┌────────

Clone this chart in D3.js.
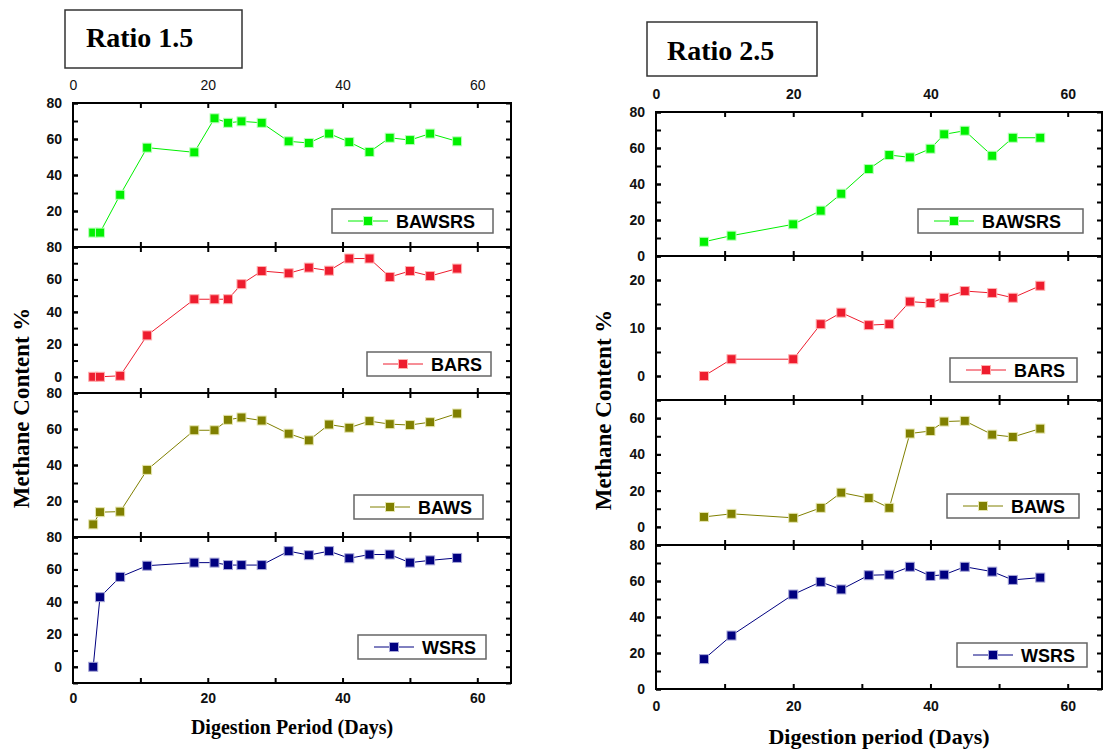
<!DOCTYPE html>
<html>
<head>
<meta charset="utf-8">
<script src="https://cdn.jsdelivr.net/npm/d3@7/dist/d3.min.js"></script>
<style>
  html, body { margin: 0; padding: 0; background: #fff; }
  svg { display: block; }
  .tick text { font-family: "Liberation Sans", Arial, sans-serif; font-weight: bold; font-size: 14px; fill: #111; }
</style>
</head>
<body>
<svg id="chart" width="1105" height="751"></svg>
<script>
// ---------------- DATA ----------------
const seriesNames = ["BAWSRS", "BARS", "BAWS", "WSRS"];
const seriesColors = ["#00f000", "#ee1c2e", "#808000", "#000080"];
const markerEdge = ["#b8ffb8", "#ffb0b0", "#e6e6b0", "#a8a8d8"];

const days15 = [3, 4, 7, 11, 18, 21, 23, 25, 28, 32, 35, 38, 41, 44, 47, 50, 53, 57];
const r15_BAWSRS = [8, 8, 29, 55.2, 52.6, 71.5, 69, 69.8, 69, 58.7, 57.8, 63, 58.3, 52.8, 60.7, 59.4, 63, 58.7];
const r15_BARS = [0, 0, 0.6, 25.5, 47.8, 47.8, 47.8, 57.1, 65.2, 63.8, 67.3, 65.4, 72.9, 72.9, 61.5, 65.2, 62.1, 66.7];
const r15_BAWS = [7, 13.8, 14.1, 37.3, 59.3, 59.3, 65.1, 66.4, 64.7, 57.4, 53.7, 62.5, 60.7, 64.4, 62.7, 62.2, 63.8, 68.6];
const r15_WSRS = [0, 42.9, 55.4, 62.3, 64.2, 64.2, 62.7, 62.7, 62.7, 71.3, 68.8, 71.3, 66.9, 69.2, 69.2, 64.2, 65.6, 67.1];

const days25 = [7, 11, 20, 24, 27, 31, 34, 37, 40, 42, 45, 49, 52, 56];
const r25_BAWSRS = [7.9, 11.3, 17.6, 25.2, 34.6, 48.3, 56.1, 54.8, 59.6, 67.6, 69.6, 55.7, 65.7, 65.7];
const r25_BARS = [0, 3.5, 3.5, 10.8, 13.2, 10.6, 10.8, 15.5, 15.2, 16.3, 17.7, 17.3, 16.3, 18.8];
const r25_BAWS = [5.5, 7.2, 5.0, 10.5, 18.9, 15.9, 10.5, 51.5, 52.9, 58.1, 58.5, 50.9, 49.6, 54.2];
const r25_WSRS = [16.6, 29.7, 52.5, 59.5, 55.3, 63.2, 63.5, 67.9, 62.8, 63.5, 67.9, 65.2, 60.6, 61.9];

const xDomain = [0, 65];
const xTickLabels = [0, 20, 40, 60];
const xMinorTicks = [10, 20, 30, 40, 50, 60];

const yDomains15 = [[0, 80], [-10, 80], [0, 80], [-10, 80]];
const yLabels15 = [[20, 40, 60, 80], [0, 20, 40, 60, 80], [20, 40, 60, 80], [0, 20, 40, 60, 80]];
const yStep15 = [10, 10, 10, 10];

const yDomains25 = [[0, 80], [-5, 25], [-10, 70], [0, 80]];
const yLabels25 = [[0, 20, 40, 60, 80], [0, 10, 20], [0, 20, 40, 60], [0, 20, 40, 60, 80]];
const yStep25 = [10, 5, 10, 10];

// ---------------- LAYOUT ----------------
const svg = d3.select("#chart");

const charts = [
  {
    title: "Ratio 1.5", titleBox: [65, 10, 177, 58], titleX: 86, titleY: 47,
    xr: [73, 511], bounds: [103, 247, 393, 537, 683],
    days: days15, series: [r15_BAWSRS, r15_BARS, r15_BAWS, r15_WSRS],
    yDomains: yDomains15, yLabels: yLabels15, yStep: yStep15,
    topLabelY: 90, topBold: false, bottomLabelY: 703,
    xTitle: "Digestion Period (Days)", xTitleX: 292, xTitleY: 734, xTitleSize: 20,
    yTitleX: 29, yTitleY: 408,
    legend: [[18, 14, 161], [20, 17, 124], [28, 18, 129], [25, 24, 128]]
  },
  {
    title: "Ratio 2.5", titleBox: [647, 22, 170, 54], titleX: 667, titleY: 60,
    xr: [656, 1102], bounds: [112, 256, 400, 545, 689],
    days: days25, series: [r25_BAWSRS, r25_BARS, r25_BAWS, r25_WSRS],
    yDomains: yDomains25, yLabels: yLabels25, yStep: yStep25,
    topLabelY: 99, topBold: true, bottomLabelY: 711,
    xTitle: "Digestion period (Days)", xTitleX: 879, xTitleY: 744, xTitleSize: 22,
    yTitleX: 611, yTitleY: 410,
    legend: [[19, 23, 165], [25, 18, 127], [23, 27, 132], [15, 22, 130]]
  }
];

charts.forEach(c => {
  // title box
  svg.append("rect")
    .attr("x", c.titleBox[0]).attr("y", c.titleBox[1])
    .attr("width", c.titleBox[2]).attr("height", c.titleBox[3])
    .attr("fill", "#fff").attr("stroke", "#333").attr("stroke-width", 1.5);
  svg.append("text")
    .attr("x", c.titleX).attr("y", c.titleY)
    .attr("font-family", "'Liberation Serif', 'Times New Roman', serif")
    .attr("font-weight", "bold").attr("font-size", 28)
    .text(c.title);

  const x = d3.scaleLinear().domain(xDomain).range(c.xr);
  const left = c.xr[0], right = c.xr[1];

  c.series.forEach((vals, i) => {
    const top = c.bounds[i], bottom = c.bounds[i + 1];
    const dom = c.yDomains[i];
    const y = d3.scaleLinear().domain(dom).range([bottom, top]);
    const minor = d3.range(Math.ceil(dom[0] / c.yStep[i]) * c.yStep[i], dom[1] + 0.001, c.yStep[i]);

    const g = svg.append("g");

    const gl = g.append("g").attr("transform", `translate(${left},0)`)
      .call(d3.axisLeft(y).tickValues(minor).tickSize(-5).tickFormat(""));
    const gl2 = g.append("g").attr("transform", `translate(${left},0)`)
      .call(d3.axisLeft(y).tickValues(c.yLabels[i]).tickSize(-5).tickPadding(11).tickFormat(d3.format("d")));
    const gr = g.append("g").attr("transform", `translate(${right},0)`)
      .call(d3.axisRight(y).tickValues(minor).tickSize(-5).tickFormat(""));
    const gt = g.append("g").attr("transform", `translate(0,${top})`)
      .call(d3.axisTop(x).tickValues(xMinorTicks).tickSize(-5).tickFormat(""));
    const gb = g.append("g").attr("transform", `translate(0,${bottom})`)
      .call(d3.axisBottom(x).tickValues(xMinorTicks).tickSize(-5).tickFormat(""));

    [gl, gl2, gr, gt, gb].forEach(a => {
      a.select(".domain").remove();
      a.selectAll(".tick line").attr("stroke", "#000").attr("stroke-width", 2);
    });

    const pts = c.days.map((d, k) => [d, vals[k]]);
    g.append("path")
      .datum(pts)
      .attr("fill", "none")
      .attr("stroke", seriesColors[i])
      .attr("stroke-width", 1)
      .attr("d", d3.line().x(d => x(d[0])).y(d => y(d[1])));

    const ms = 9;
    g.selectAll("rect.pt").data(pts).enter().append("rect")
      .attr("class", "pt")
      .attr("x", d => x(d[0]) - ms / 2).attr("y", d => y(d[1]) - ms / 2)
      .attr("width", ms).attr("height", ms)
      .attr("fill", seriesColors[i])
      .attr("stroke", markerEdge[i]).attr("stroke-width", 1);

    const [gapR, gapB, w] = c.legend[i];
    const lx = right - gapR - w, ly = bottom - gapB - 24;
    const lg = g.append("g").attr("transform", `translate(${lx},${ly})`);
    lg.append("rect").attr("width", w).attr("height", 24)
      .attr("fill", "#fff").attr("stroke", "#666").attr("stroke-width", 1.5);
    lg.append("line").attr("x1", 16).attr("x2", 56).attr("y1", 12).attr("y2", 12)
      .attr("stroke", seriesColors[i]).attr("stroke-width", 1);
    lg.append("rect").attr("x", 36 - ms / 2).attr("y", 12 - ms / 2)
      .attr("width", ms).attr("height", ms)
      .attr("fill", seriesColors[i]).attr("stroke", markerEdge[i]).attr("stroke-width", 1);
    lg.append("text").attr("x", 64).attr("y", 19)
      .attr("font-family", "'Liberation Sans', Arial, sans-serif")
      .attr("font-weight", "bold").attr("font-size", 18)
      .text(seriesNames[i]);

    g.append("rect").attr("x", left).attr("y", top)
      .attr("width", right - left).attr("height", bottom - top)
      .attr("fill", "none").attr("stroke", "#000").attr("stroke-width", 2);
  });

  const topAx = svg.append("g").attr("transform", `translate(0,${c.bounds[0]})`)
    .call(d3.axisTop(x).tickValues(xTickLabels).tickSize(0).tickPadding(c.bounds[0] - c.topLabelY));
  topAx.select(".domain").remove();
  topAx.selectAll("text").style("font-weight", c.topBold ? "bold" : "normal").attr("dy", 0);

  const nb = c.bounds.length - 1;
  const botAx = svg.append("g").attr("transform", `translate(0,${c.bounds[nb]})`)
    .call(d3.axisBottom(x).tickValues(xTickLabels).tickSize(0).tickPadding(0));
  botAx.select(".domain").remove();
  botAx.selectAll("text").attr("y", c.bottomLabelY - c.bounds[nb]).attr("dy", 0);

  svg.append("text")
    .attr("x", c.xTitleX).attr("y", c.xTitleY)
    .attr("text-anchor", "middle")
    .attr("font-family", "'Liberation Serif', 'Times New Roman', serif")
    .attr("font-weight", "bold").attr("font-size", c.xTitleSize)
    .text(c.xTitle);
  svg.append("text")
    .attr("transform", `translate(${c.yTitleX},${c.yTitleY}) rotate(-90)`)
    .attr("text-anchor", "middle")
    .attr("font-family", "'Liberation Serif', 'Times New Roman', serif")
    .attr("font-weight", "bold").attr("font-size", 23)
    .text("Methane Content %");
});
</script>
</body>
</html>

└────────

■ **YOUR INSTRUCTIONS**:
Give again, exactly, the lines from the start of the data through the one holding "const xMinorTicks = [10, 20, 30, 40, 50, 60];"; omit the pictures.

■ **EXPECTED ANSWER**:
Clone this chart in D3.js.
<!DOCTYPE html>
<html>
<head>
<meta charset="utf-8">
<script src="https://cdn.jsdelivr.net/npm/d3@7/dist/d3.min.js"></script>
<style>
  html, body { margin: 0; padding: 0; background: #fff; }
  svg { display: block; }
  .tick text { font-family: "Liberation Sans", Arial, sans-serif; font-weight: bold; font-size: 14px; fill: #111; }
</style>
</head>
<body>
<svg id="chart" width="1105" height="751"></svg>
<script>
// ---------------- DATA ----------------
const seriesNames = ["BAWSRS", "BARS", "BAWS", "WSRS"];
const seriesColors = ["#00f000", "#ee1c2e", "#808000", "#000080"];
const markerEdge = ["#b8ffb8", "#ffb0b0", "#e6e6b0", "#a8a8d8"];

const days15 = [3, 4, 7, 11, 18, 21, 23, 25, 28, 32, 35, 38, 41, 44, 47, 50, 53, 57];
const r15_BAWSRS = [8, 8, 29, 55.2, 52.6, 71.5, 69, 69.8, 69, 58.7, 57.8, 63, 58.3, 52.8, 60.7, 59.4, 63, 58.7];
const r15_BARS = [0, 0, 0.6, 25.5, 47.8, 47.8, 47.8, 57.1, 65.2, 63.8, 67.3, 65.4, 72.9, 72.9, 61.5, 65.2, 62.1, 66.7];
const r15_BAWS = [7, 13.8, 14.1, 37.3, 59.3, 59.3, 65.1, 66.4, 64.7, 57.4, 53.7, 62.5, 60.7, 64.4, 62.7, 62.2, 63.8, 68.6];
const r15_WSRS = [0, 42.9, 55.4, 62.3, 64.2, 64.2, 62.7, 62.7, 62.7, 71.3, 68.8, 71.3, 66.9, 69.2, 69.2, 64.2, 65.6, 67.1];

const days25 = [7, 11, 20, 24, 27, 31, 34, 37, 40, 42, 45, 49, 52, 56];
const r25_BAWSRS = [7.9, 11.3, 17.6, 25.2, 34.6, 48.3, 56.1, 54.8, 59.6, 67.6, 69.6, 55.7, 65.7, 65.7];
const r25_BARS = [0, 3.5, 3.5, 10.8, 13.2, 10.6, 10.8, 15.5, 15.2, 16.3, 17.7, 17.3, 16.3, 18.8];
const r25_BAWS = [5.5, 7.2, 5.0, 10.5, 18.9, 15.9, 10.5, 51.5, 52.9, 58.1, 58.5, 50.9, 49.6, 54.2];
const r25_WSRS = [16.6, 29.7, 52.5, 59.5, 55.3, 63.2, 63.5, 67.9, 62.8, 63.5, 67.9, 65.2, 60.6, 61.9];

const xDomain = [0, 65];
const xTickLabels = [0, 20, 40, 60];
const xMinorTicks = [10, 20, 30, 40, 50, 60];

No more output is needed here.